------ DATA ENTRIES ------
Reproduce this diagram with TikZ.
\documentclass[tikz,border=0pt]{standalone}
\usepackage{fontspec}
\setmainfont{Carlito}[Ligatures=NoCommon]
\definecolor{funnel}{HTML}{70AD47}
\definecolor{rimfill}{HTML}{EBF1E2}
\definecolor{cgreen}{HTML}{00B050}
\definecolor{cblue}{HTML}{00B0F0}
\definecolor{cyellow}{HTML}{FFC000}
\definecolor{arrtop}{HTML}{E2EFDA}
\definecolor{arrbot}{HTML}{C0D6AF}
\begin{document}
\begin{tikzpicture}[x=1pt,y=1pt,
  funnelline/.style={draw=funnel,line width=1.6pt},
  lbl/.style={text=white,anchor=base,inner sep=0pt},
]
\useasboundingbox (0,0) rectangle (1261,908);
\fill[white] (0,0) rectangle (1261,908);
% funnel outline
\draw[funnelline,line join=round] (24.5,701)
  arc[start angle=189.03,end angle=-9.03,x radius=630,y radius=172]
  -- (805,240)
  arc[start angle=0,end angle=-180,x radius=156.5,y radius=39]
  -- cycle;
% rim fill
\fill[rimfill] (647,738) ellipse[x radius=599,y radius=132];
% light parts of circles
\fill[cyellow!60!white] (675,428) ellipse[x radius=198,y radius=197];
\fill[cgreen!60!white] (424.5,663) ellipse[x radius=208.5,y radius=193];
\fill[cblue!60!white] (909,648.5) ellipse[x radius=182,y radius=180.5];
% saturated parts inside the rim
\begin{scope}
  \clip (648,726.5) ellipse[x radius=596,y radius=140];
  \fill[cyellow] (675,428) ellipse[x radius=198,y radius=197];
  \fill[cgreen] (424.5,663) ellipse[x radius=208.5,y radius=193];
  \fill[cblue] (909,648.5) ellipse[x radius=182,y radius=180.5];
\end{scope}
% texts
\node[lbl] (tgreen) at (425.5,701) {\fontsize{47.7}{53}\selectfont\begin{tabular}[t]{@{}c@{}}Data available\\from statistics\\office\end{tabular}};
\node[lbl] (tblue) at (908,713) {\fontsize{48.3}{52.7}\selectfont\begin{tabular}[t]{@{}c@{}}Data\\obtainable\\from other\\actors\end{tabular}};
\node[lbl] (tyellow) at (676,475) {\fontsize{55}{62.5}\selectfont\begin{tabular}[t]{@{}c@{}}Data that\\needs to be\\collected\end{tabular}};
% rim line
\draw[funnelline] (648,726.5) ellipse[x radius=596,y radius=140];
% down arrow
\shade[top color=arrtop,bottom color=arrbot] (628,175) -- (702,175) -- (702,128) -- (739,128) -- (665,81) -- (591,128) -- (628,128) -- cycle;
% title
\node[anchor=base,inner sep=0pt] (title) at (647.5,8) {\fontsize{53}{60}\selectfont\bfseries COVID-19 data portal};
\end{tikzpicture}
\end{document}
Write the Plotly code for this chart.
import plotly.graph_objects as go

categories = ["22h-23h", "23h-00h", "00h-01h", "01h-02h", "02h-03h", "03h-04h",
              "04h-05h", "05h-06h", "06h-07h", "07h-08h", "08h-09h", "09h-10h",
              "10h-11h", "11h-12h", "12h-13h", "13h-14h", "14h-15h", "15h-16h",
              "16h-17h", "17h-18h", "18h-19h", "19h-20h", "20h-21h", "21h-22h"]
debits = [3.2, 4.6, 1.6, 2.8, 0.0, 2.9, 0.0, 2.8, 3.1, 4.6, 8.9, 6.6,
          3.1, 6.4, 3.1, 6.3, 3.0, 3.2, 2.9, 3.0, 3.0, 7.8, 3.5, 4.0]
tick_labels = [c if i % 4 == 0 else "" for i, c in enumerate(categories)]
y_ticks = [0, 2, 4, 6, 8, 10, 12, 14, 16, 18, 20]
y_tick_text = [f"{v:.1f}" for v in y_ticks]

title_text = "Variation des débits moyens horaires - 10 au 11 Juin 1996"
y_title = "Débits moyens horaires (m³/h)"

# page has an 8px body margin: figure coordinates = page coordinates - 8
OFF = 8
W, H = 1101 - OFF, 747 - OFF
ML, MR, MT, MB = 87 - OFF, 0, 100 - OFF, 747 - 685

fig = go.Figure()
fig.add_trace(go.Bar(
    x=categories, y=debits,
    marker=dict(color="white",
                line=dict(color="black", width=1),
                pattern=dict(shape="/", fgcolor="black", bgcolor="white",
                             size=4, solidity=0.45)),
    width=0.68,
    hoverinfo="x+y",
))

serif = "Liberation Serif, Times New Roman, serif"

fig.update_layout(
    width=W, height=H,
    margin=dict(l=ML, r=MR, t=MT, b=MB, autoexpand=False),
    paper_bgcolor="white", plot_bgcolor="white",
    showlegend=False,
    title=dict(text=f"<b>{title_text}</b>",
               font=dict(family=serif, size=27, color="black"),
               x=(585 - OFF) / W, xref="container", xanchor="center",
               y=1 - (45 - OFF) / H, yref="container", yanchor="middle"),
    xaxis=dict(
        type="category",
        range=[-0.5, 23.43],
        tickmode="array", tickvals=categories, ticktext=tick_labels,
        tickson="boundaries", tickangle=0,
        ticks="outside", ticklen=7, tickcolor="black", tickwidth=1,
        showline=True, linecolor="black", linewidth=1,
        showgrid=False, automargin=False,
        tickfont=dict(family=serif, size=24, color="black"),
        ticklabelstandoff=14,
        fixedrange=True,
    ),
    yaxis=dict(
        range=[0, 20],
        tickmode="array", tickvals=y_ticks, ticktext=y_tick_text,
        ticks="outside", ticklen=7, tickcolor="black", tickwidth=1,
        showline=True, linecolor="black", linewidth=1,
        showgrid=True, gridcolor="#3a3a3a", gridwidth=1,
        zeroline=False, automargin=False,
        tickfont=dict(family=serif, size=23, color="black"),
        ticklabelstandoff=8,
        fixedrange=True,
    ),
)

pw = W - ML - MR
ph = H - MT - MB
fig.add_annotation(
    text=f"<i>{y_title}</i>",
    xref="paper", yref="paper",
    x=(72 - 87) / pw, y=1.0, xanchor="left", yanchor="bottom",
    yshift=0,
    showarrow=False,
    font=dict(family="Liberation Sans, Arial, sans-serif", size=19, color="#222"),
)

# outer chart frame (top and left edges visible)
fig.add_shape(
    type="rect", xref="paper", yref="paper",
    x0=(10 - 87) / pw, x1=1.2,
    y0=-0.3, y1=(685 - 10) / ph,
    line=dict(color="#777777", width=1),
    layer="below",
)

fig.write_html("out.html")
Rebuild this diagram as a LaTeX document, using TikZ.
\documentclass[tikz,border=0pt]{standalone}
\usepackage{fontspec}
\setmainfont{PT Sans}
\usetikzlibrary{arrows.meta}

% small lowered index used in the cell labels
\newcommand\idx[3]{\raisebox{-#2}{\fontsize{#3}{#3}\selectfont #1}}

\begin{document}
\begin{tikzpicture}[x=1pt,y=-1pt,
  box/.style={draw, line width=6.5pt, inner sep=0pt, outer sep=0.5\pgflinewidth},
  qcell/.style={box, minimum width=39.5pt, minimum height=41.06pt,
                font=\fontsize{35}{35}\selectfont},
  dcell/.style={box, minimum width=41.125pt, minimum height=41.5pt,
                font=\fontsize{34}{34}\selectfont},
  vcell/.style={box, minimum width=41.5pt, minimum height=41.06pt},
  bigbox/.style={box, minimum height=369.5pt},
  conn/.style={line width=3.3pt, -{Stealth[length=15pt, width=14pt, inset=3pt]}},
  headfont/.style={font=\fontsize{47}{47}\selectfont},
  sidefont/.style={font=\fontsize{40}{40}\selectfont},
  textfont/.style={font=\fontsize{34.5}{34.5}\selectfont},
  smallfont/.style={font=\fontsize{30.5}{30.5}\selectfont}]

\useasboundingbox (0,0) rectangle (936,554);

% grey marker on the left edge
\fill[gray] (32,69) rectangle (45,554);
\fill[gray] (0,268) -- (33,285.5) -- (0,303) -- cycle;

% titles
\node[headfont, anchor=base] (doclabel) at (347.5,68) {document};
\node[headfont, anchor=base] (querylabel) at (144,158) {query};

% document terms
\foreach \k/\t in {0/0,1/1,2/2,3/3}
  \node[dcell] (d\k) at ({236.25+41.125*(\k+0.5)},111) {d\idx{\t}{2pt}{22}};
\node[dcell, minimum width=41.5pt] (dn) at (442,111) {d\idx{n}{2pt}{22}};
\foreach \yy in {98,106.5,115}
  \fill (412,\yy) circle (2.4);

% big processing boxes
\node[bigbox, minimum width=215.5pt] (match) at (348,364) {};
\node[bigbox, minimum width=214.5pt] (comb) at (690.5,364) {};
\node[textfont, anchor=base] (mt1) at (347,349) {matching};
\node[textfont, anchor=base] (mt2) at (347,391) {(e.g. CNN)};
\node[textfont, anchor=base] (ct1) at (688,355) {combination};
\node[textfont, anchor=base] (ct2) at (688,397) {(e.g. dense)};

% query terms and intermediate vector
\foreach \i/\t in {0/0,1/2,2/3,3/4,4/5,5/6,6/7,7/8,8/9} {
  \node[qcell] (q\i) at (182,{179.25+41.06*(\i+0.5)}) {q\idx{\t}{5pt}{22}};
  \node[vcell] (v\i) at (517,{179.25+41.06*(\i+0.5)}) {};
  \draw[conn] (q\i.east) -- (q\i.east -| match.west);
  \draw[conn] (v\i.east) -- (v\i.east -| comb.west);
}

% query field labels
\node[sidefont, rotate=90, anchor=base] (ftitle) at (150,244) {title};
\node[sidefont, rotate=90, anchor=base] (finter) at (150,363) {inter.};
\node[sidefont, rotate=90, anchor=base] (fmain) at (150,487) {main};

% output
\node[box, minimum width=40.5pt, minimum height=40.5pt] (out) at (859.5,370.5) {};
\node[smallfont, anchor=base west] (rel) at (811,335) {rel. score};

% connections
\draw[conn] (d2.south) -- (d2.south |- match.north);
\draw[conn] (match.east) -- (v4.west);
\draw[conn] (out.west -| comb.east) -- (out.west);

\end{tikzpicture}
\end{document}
------
WHAT YOU ARE ASKED TO DO: Copy the records above exactly, beginning at the line that contains "Rebuild this diagram" and stopping after the line that contains "(0,303) -- cycle;".

THE ANSWER:
Rebuild this diagram as a LaTeX document, using TikZ.
\documentclass[tikz,border=0pt]{standalone}
\usepackage{fontspec}
\setmainfont{PT Sans}
\usetikzlibrary{arrows.meta}

% small lowered index used in the cell labels
\newcommand\idx[3]{\raisebox{-#2}{\fontsize{#3}{#3}\selectfont #1}}

\begin{document}
\begin{tikzpicture}[x=1pt,y=-1pt,
  box/.style={draw, line width=6.5pt, inner sep=0pt, outer sep=0.5\pgflinewidth},
  qcell/.style={box, minimum width=39.5pt, minimum height=41.06pt,
                font=\fontsize{35}{35}\selectfont},
  dcell/.style={box, minimum width=41.125pt, minimum height=41.5pt,
                font=\fontsize{34}{34}\selectfont},
  vcell/.style={box, minimum width=41.5pt, minimum height=41.06pt},
  bigbox/.style={box, minimum height=369.5pt},
  conn/.style={line width=3.3pt, -{Stealth[length=15pt, width=14pt, inset=3pt]}},
  headfont/.style={font=\fontsize{47}{47}\selectfont},
  sidefont/.style={font=\fontsize{40}{40}\selectfont},
  textfont/.style={font=\fontsize{34.5}{34.5}\selectfont},
  smallfont/.style={font=\fontsize{30.5}{30.5}\selectfont}]

\useasboundingbox (0,0) rectangle (936,554);

% grey marker on the left edge
\fill[gray] (32,69) rectangle (45,554);
\fill[gray] (0,268) -- (33,285.5) -- (0,303) -- cycle;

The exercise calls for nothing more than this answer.